How to End a Video Chat Politely When the Match Is Not Right
Everyone who uses video chat eventually faces the same small dilemma: the person on screen is perfectly fine, but the conversation is going nowhere, and you want out without being a jerk about it. Here is how to leave cleanly — and when you should not bother being polite at all.
Short and Direct Beats Long and Awkward
The kindest exit is a brief one. Dragging out a dying conversation to be "nice" just makes both of you sit through more of it, and a rambling excuse sounds worse than a simple goodbye. One sentence with a friendly tone does the whole job.
Lines that work in almost any situation:
"Hey, I'm going to head out — good luck with the rest of your night."
"It was nice meeting you, but I'm going to keep browsing. Take care."
"I don't think we're quite clicking, but no hard feelings — enjoy your evening."
"I've got to go. Thanks for the chat!"
Notice what these have in common: they are warm, they are final, and none of them opens a negotiation. Say the line, smile if it is genuine, and end the chat.
You Do Not Need to Over-Apologize
A lot of people pad their exit with three sorries and a paragraph of justification. Resist that urge. Leaving a chat that is not working is not an offense — it is the entire premise of the format. Both of you showed up knowing either person could move on at any time.
Over-apologizing also sends the wrong message. It frames your departure as something the other person is owed compensation for, which invites them to argue you out of it. "Sorry sorry, it's not you, I just, maybe five more minutes" is how a two-minute exit becomes a twenty-minute hostage situation.
One "it was nice meeting you" carries all the politeness required. The freedom to leave is what makes people comfortable staying — the same stay-or-switch principle covered in our post on how random matching works.
When They Push Back on Your Goodbye
Most people accept a friendly exit gracefully. Occasionally someone does not: they ask why, promise to be more interesting, or try to guilt you into staying. This is the moment to hold the line, not soften it.
Repeat yourself once, shorter: "No, I'm heading out. Take care." Then leave. You are not obligated to answer "why", and every explanation you offer becomes material to argue with. A boundary restated once and acted on teaches more than any debate.
Pay attention to how someone handles your no, because it tells you exactly who they are. A person who will not accept the end of a casual chat was never going to respect a bigger boundary later.
Harassment Changes the Rules: Leave, Then Report
Everything above assumes a decent person on the other end.

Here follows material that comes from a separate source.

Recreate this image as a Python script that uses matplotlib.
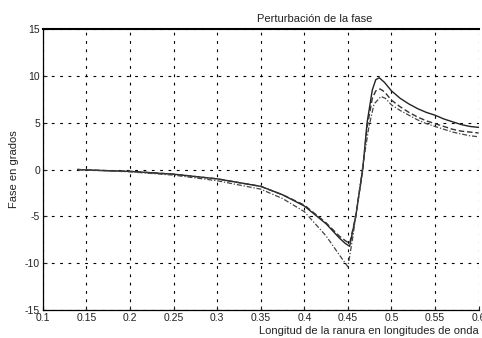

If instead you get slurs, threats, sexual behavior you did not agree to, demands for personal information, or anyone who appears to be under 18 — politeness is no longer the assignment.
You owe this person nothing: no goodbye, no explanation, no "sorry, I'm not comfortable." End the chat mid-sentence if you need to, and use the report tool so moderation can act. Reporting is not drama; it is how the next person gets a better experience.
If the encounter left you rattled, take a break before rematching, and skim our community safety guidelines for what to keep private going forward. Our random chat safety article digs into the common pressure tactics in more detail.
Reading the Exit Signals From the Other Side
Politeness runs both directions. If your match's answers shrink to one word, their eyes keep drifting off screen, or the pauses grow long and heavy, they may be too polite to say what you now know how to say. Offer them the door: "Feel like this one's winding down — want to call it here? No worries either way."
Sometimes that question wakes the conversation back up. Sometimes they take the exit gratefully. Both outcomes beat two people performing interest neither one feels.
A Clean Exit Is a Skill Worth Having
Ending chats well makes the whole format better for you. When leaving feels easy, you stop dreading mismatches, which makes you more willing to meet new people in the first place. The cost of a bad match drops to nearly zero.
So keep the recipe handy: one friendly sentence for the good-faith matches, one repeated no for the pushy ones, and an instant leave-and-report for anyone who crosses the line. Then go find the conversation you actually wanted.